All marketing materials and other words or symbols identifying us, and our services are and will remain our or our related entities' exclusive property. The Affiliate will not and will not try to, for themselves or any third party, create, register, acquire or obtain, directly or indirectly, any trademark, service mark, trade name, company name, domain name, search engine or directory listing or other right that is identical to or looks or sounds confusingly similar (including variations and misspellings) with the our brand names including (without limitation) the brand names used by us in connection with the NTS Site or any other Site operated by the Nova Team Solutions, Inc. ("Our Brands"). The Affiliate agrees that their domain names will not at any time look or sound similar to, contain or have any variation of Our Brands. The Affiliate will not purchase any domain name or other right or otherwise contract with a third party to exploit any of Our Brands. The Affiliate agrees that Affiliate Sites will not in any way copy or resemble the look and feel of the NTS Site (other than with prior written permission from us). The Affiliate shall not bid for any of Our Brands or any variation on Our Brands on any search engine marketing campaign or deliberately attempt to rank on Our Brands or any variation on Our Brands organically using search engine optimization techniques.
PUBLICITY, PRIVACY & SPAM
The Affiliate must not (without our prior written consent which we will not unreasonably withhold) create, publish, distribute, or permit any written material that makes reference to us or our related entities.
The Affiliate agrees to abide by all laws and regulations relating to privacy and unsolicited marketing and will not take any action which infringes such laws or regulations elsewhere worldwide. We will not disclose the Affiliate’s personal information to third parties (other than parties engaged to administer aspects of the Program) on our behalf without the Affiliate’s consent.
We make no representation and provide no warranty that the operation of the NTS Site or Program Interface will be uninterrupted or errorfree.
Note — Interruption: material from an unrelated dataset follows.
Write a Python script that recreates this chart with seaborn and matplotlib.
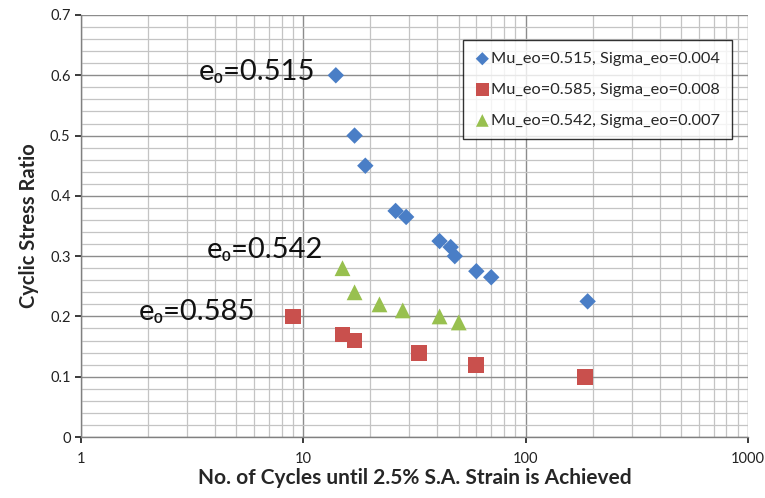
import numpy as np
import pandas as pd
import matplotlib
matplotlib.use("Agg")
import matplotlib.pyplot as plt
import seaborn as sns
from matplotlib.ticker import FixedLocator, MultipleLocator, NullFormatter

sns.set_theme(style="white")
plt.rcParams['font.family'] = ['Lato', 'DejaVu Sans']

series_names = ["Mu_eo=0.515, Sigma_eo=0.004",
                "Mu_eo=0.585, Sigma_eo=0.008",
                "Mu_eo=0.542, Sigma_eo=0.007"]

blue_cycles = [14, 17, 19, 26, 29, 41, 46, 48, 60, 70, 190]
blue_csr = [0.60, 0.50, 0.45, 0.375, 0.365, 0.325, 0.315, 0.30, 0.275, 0.265, 0.225]

red_cycles = [9, 15, 17, 33, 60, 185]
red_csr = [0.20, 0.17, 0.16, 0.14, 0.12, 0.10]

green_cycles = [15, 17, 22, 28, 41, 50]
green_csr = [0.28, 0.24, 0.22, 0.21, 0.20, 0.19]

x_ticks = [1, 10, 100, 1000]
x_ticklabels = ["1", "10", "100", "1000"]
y_ticks = [0, 0.1, 0.2, 0.3, 0.4, 0.5, 0.6, 0.7]
y_ticklabels = ["0", "0.1", "0.2", "0.3", "0.4", "0.5", "0.6", "0.7"]

annotations = ["e\u2080=0.515", "e\u2080=0.542", "e\u2080=0.585"]

df = pd.DataFrame({
    "cycles": blue_cycles + red_cycles + green_cycles,
    "csr": blue_csr + red_csr + green_csr,
    "series": [series_names[0]] * len(blue_cycles)
              + [series_names[1]] * len(red_cycles)
              + [series_names[2]] * len(green_cycles),
})

colors = {series_names[0]: "#4A7EC6", series_names[1]: "#C9504D", series_names[2]: "#98C04F"}
markers = {series_names[0]: "D", series_names[1]: "s", series_names[2]: "^"}
sizes = {series_names[0]: 70, series_names[1]: 130, series_names[2]: 130}

fig = plt.figure(figsize=(7.65, 4.98), dpi=100)
ax = fig.add_axes([81 / 765, 1 - 437 / 498, (748 - 81) / 765, (437 - 15) / 498])

for name in series_names:
    sub = df[df["series"] == name]
    sns.scatterplot(data=sub, x="cycles", y="csr", ax=ax, color=colors[name],
                    marker=markers[name], s=sizes[name], edgecolor="none",
                    label=name, zorder=3)

ax.set_xscale("log")
ax.set_xlim(1, 1000)
ax.set_ylim(0, 0.7)

ax.xaxis.set_major_locator(FixedLocator(x_ticks))
ax.set_xticklabels(x_ticklabels)
minor_x = [m * 10 ** d for d in range(0, 3) for m in range(2, 10)]
ax.xaxis.set_minor_locator(FixedLocator(minor_x))
ax.xaxis.set_minor_formatter(NullFormatter())
ax.yaxis.set_major_locator(FixedLocator(y_ticks))
ax.set_yticklabels(y_ticklabels)
ax.yaxis.set_minor_locator(MultipleLocator(0.02))

ax.grid(True, which="major", color="#8c8c8c", linewidth=1.0, zorder=0)
ax.grid(True, which="minor", color="#c4c4c4", linewidth=0.9, zorder=0)
ax.set_axisbelow(True)

for side in ["top", "right"]:
    ax.spines[side].set_visible(False)
for side in ["left", "bottom"]:
    ax.spines[side].set_color("#808080")
    ax.spines[side].set_linewidth(1.0)

ax.tick_params(axis="both", which="major", labelsize=10.5, colors="#222222",
               length=4, direction="out", left=True, bottom=True)
ax.tick_params(axis="both", which="minor", length=0)
for lab in ax.get_xticklabels() + ax.get_yticklabels():
    lab.set_color("#222222")
ax.tick_params(axis="x", pad=7)

ax.set_xlabel("No. of Cycles until 2.5% S.A. Strain is Achieved",
              fontsize=15, fontweight="bold", labelpad=1)
ax.set_ylabel("Cyclic Stress Ratio", fontsize=14.5, fontweight="bold", labelpad=8)

ax.text(11.3, 0.605, annotations[0], fontsize=21, ha="right", va="center", color="#111111")
ax.text(12.3, 0.31, annotations[1], fontsize=21, ha="right", va="center", color="#111111")
ax.text(6.1, 0.208, annotations[2], fontsize=21, ha="right", va="center", color="#111111")

leg = ax.legend(loc="upper right", bbox_to_anchor=(0.988, 0.96), frameon=True,
                fontsize=11.8, handletextpad=0.1, handlelength=0.9,
                labelspacing=1.0, borderpad=0.7, fancybox=False, markerscale=0.8)
leg.get_frame().set_edgecolor("black")
leg.get_frame().set_linewidth(1.0)

fig.savefig("out.png", dpi=100)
So far as the law permits, we disclaim all implied warranties, terms or conditions of satisfactory quality, merchantability, fitness for purpose, title or noninfringement or any implied warranties arising out of course of performance, course of dealing or usage of trade. So far as the law permits, we will not be liable for direct, indirect, incidental, special or consequential punitive or multiple damages, including without limitation any damages resulting from loss of use, loss of business, loss of revenue, loss of profits or loss of data arising in connection with this Agreement or our performance of services or of any other obligations relating to the Agreement. If, notwithstanding the foregoing, a liability arises, you agree that our aggregate liability arising with respect to this Agreement will not exceed the total Marketing Fee paid or payable to you under this Agreement. The foregoing limitation of liability shall apply regardless of the cause of action under which such damages are sought.
The Affiliate hereby agrees to indemnify, defend and hold harmless NTS and our related entities' shareholders, officers, directors, employees, agents, affiliates, successors and assigns, from and against any and all claims, demands, losses, liabilities, damages or expenses (including attorney fees and costs) of any nature whatsoever incurred or suffered by us (collectively "Losses"), insofar as such Losses (or actions in respect thereof) arise out of, are related to, or are based on (i) the breach of any representation or warranty made by you herein; or (iii) any claim related to Affiliate Sites.
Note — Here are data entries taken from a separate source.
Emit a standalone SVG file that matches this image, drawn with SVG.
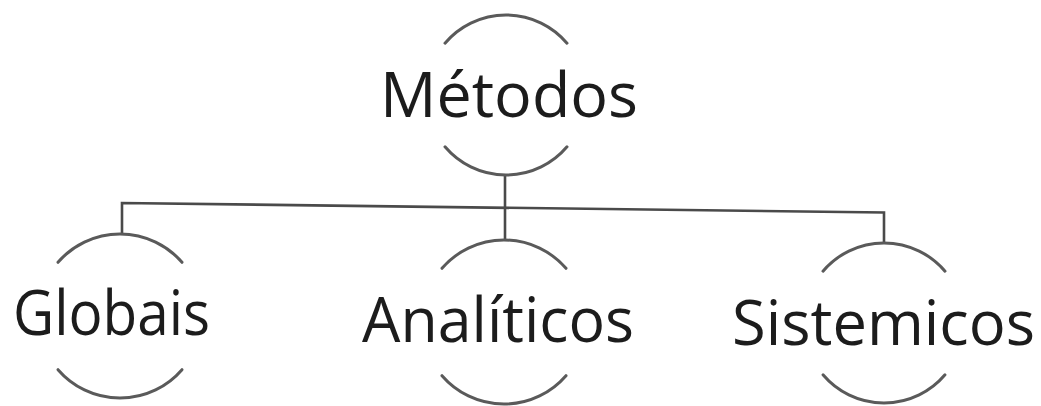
<svg xmlns="http://www.w3.org/2000/svg" width="1041" height="406" viewBox="0 0 1041 406">
<style>
.arc{fill:none;stroke:#5a5a5a;stroke-width:3;stroke-linecap:round}
.conn{fill:none;stroke:#4a4a4a;stroke-width:2.6}
.lbl{font-family:"Open Sans","Liberation Sans",sans-serif;font-size:62px;fill:#1c1c1c}
</style>
<rect width="1041" height="406" fill="#ffffff"/>
<g id="connectors">
<path class="conn" d="M505,175 V240"/>
<path class="conn" d="M122,234 V203 L884,212.5 V243"/>
</g>
<g id="node-metodos">
<path class="arc" d="M445,43.2 A80,80 0 0 1 567,43.2"/>
<path class="arc" d="M445,146.8 A80,80 0 0 0 567,146.8"/>
<text class="lbl" x="380" y="117" textLength="258" lengthAdjust="spacingAndGlyphs">Métodos</text>
</g>
<g id="node-globais">
<path class="arc" d="M58,262.3 A82,82 0 0 1 182,262.3"/>
<path class="arc" d="M58,369.7 A82,82 0 0 0 182,369.7"/>
<text class="lbl" x="13" y="335" textLength="197" lengthAdjust="spacingAndGlyphs">Globais</text>
</g>
<g id="node-analiticos">
<path class="arc" d="M442,268.3 A82,82 0 0 1 566,268.3"/>
<path class="arc" d="M442,375.7 A82,82 0 0 0 566,375.7"/>
<text class="lbl" x="362" y="342" textLength="272" lengthAdjust="spacingAndGlyphs">Analíticos</text>
</g>
<g id="node-sistemicos">
<path class="arc" d="M823,271.2 A80,80 0 0 1 945,271.2"/>
<path class="arc" d="M823,374.8 A80,80 0 0 0 945,374.8"/>
<text class="lbl" x="732" y="345" textLength="303" lengthAdjust="spacingAndGlyphs">Sistemicos</text>
</g>
</svg>
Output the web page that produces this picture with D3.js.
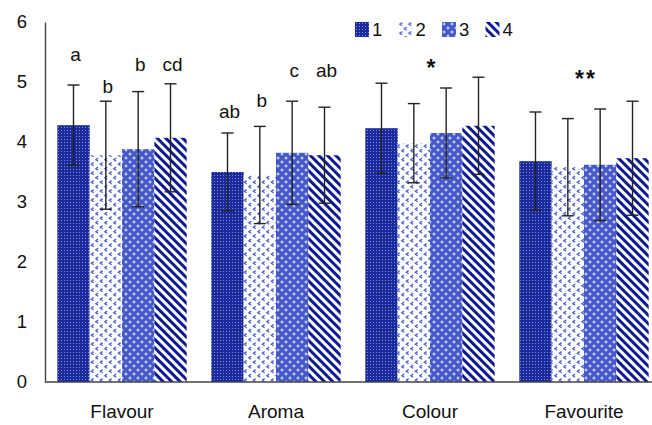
<!DOCTYPE html>
<html>
<head>
<meta charset="utf-8">
<script src="https://cdn.jsdelivr.net/npm/d3@7"></script>
<style>
  body { margin: 0; background: #fff; }
  svg { display: block; font-family: "Liberation Sans", Arial, sans-serif; }
</style>
</head>
<body>
<div id="container"><svg></svg></div>
<script>
let width = 652, height = 425;

// data
let categories = ["Flavour", "Aroma", "Colour", "Favourite"];
let series = ["1", "2", "3", "4"];
let means = [
    [4.28, 3.78, 3.88, 4.07],
    [3.50, 3.45, 3.82, 3.78],
    [4.23, 3.98, 4.15, 4.27],
    [3.68, 3.58, 3.62, 3.73]
];
let sds = [
    [0.67, 0.90, 0.96, 0.90],
    [0.65, 0.81, 0.86, 0.80],
    [0.75, 0.66, 0.75, 0.81],
    [0.82, 0.81, 0.93, 0.95]
];
// significance letters above bars (Flavour, Aroma) and their heights
let letters = [["a", "b", "b", "cd"], ["ab", "b", "c", "ab"]];
let letterHeights = [[5.35, 4.82, 5.18, 5.18], [4.40, 4.58, 5.08, 5.08]];
// stars above whole groups
let starCats = ["Colour", "Favourite"];
let stars = ["*", "**"];
let starHeights = [5.1, 4.92];
let yTicks = [0, 1, 2, 3, 4, 5, 6];

let x0 = 45, yBottom = 382, yTop = 22;

function make_patterns(defs) {
    let navy = "#1c2b9c", mid = "#4b5ecf";

    let p1 = defs.append("pattern").attr("id", "pat1")
        .attr("patternUnits", "userSpaceOnUse").attr("width", 3).attr("height", 3);
    p1.append("rect").attr("width", 3).attr("height", 3).attr("fill", navy);
    p1.append("rect").attr("x", 1).attr("y", 1).attr("width", 1).attr("height", 1).attr("fill", "#7f8ad8");

    let p2 = defs.append("pattern").attr("id", "pat2")
        .attr("patternUnits", "userSpaceOnUse").attr("width", 9).attr("height", 9);
    p2.append("rect").attr("width", 9).attr("height", 9).attr("fill", "#fff");
    p2.append("path").attr("d", "M3.6,0.6 L1.4,2.2 L3.6,3.8 M8.1,5.1 L5.9,6.7 L8.1,8.3")
        .attr("fill", "none").attr("stroke", mid).attr("stroke-width", 1.4);

    let p3 = defs.append("pattern").attr("id", "pat3")
        .attr("patternUnits", "userSpaceOnUse").attr("width", 8).attr("height", 8);
    p3.append("rect").attr("width", 8).attr("height", 8).attr("fill", "#4558c8");
    p3.append("path").attr("d", "M2,0.5 V3.5 M0.5,2 H3.5 M6,4.5 V7.5 M4.5,6 H7.5")
        .attr("stroke", "#e6e9fb").attr("stroke-width", 1);

    let p4 = defs.append("pattern").attr("id", "pat4")
        .attr("patternUnits", "userSpaceOnUse").attr("width", 6).attr("height", 6)
        .attr("patternTransform", "rotate(-45)");
    p4.append("rect").attr("width", 6).attr("height", 6).attr("fill", "#fff");
    p4.append("rect").attr("width", 3).attr("height", 6).attr("fill", "#0d1a8f");
}

function draw_chart() {
    let svg = d3.select("#container").select("svg")
        .attr("width", width).attr("height", height);

    make_patterns(svg.append("defs"));

    let y = d3.scaleLinear().domain([0, 6]).range([yBottom, yTop]);
    let x = d3.scaleBand().domain(categories).range([x0, 661])
        .paddingInner(0.16).paddingOuter(0.08);
    let xs = d3.scaleBand().domain(series).range([0, x.bandwidth()]);

    // y axis (labels only + line)
    let yAxis = svg.append("g").attr("transform", `translate(${x0},0)`)
        .call(d3.axisLeft(y).tickValues(yTicks).tickSize(0).tickPadding(18).tickFormat(d3.format("d")));
    yAxis.select(".domain").attr("stroke", "#444").attr("stroke-width", 1.4);
    yAxis.selectAll("text").attr("font-size", 18.5).attr("fill", "#111")
        .attr("font-family", "Liberation Sans, Arial, sans-serif");

    // bars
    let rows = [];
    categories.forEach((c, i) => series.forEach((s, j) => {
        rows.push({cat: c, s: s, j: j, v: means[i][j], sd: sds[i][j]});
    }));

    svg.append("g").selectAll("rect").data(rows).join("rect")
        .attr("x", d => x(d.cat) + xs(d.s))
        .attr("y", d => y(d.v))
        .attr("width", xs.bandwidth())
        .attr("height", d => y(0) - y(d.v))
        .attr("fill", d => `url(#pat${d.j + 1})`);

    // error bars
    let eb = svg.append("g").attr("stroke", "#222").attr("stroke-width", 1.4);
    rows.forEach(d => {
        let cx = x(d.cat) + xs(d.s) + xs.bandwidth() / 2;
        let top = y(d.v + d.sd), bot = y(d.v - d.sd);
        eb.append("line").attr("x1", cx).attr("x2", cx).attr("y1", top).attr("y2", bot);
        eb.append("line").attr("x1", cx - 6).attr("x2", cx + 6).attr("y1", top).attr("y2", top);
        eb.append("line").attr("x1", cx - 6).attr("x2", cx + 6).attr("y1", bot).attr("y2", bot);
    });

    // x axis
    svg.append("line").attr("x1", x0).attr("x2", width).attr("y1", y(0)).attr("y2", y(0))
        .attr("stroke", "#444").attr("stroke-width", 1.6);
    svg.append("g").selectAll("text").data(categories).join("text")
        .attr("x", d => x(d) + x.bandwidth() / 2)
        .attr("y", 418)
        .attr("text-anchor", "middle")
        .attr("font-size", 19).attr("fill", "#111")
        .text(d => d);

    // letters
    letters.forEach((arr, i) => arr.forEach((t, j) => {
        svg.append("text")
            .attr("x", x(categories[i]) + xs(series[j]) + xs.bandwidth() / 2 + 2)
            .attr("y", y(letterHeights[i][j]))
            .attr("text-anchor", "middle").attr("font-size", 19).attr("fill", "#111")
            .text(t);
    }));
    stars.forEach((t, i) => {
        svg.append("text")
            .attr("x", x(starCats[i]) + x.bandwidth() / 2 + 2)
            .attr("y", y(starHeights[i]))
            .attr("text-anchor", "middle").attr("font-size", 23).attr("font-weight", "bold")
            .attr("letter-spacing", 2).attr("fill", "#111")
            .text(t);
    });

    // legend
    let lg = svg.append("g").attr("transform", "translate(355,22)");
    series.forEach((s, j) => {
        let g = lg.append("g").attr("transform", `translate(${j * 43.5},0)`);
        g.append("rect").attr("width", 14).attr("height", 15).attr("fill", `url(#pat${j + 1})`);
        g.append("text").attr("x", 17).attr("y", 14).attr("font-size", 18.5).attr("fill", "#111").text(s);
    });
}

draw_chart();
</script>
</body>
</html>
The Affiliate recognizes that during their participation in the Program they may obtain technical, operational, or marketing information from us which is confidential "Confidential Information" and that unauthorized disclosure or use of which may cause damage or loss. The Affiliate agrees that they will not disclose such Confidential Information to any person or use it for any purpose other than in connection with the Program without our prior written consent. The Affiliate acknowledges and agrees that their password and the Commission Rate(s) and cookie period(s) applicable to the campaign type(s) they participate in are Confidential Information.
MODIFICATIONS, NOTICES & DISPUTE RESOLUTION
We may modify any of the terms and conditions contained in this Agreement (including in relation to fees, payment procedures and Program rules), at any time and at our sole discretion, by posting a notice on the Nova Team Solutions Site or the Program Interface and/or by emailing the amended terms and conditions to you. The Affiliate will have a right to dispute, query, negotiate or reply (collectively referred to as “dispute”) to the modification for a period of 30 days after the date that the modification was posted or emailed, whichever is the earlier date.
In the event that you choose to dispute the modification, you must do so within the stipulate time frame and this must be done in writing with that communication being sent to email@example.com.
In the event of a dispute, the parties agree to conduct informal dispute resolution discussions or communications with each other on a good-faith basis, prior to any further proceedings or actions being undertaken by either party.
The Affiliate’s continued participation in the program following a change that has not been disputed as noted above, will constitute their binding acceptance of the modification to the full extent permitted by law.
All notices and other communications provided for or permitted under this Agreement shall be sent as follows (or to such other address as may be specified by notice in writing): (i) if to us, to firstname.lastname@example.org; (ii) if to you, to the address specified in your application. Notices shall be deemed to have been duly given or made on the business day after the day that they are sent. Should any clause or term in this agreement be deemed void or unenforceable in its current format then the parties to this agreement agree that the clause or term is permitted to be written-down to such extent as permitted by law to achieve the same or similar purpose and in no way would deem the whole agreement as being void or unenforceable.
This Agreement constitutes the full and complete understanding between the parties with respect to the subject matter of this Agreement. Nothing in this Agreement creates a partnership, joint venture, agency, franchise, sales representative or employment relationship between us and you. You have no authority to bind or make representation on behalf of us. This Agreement shall be governed by and construed in accordance with Australian laws in the State of Victoria at Melbourne and each of the parties hereby submit to the nonexclusive jurisdiction of the Australian Courts in Melbourne.
You must not assign this Agreement or any right under this Agreement. We may assign this Agreement in the event of a corporate merger or reorganization upon notice to you. We may cause any of our obligations under this Agreement to be fulfilled by any of our related entities or by third parties engaged on our behalf. Neither party is liable for any delay or failure to perform its obligations under this Agreement (except an obligation to pay money) if such delay or failure is due to any cause outside their reasonable control. If delay or failure to perform its obligations pursuant to any of the above factors occurs, the performance of that party's obligations is suspended for the period that such cause persists. Clauses 6, 8, 10, 11 and 12 shall remain in full force and effect following the termination of this Agreement.
Acceptance of the above terms and conditions may be transmitted by either party via electronic mail or by clicking the acceptance tab on the NTS Site. The parties agree that this agreement comes into effect from the date of the electronic acceptance.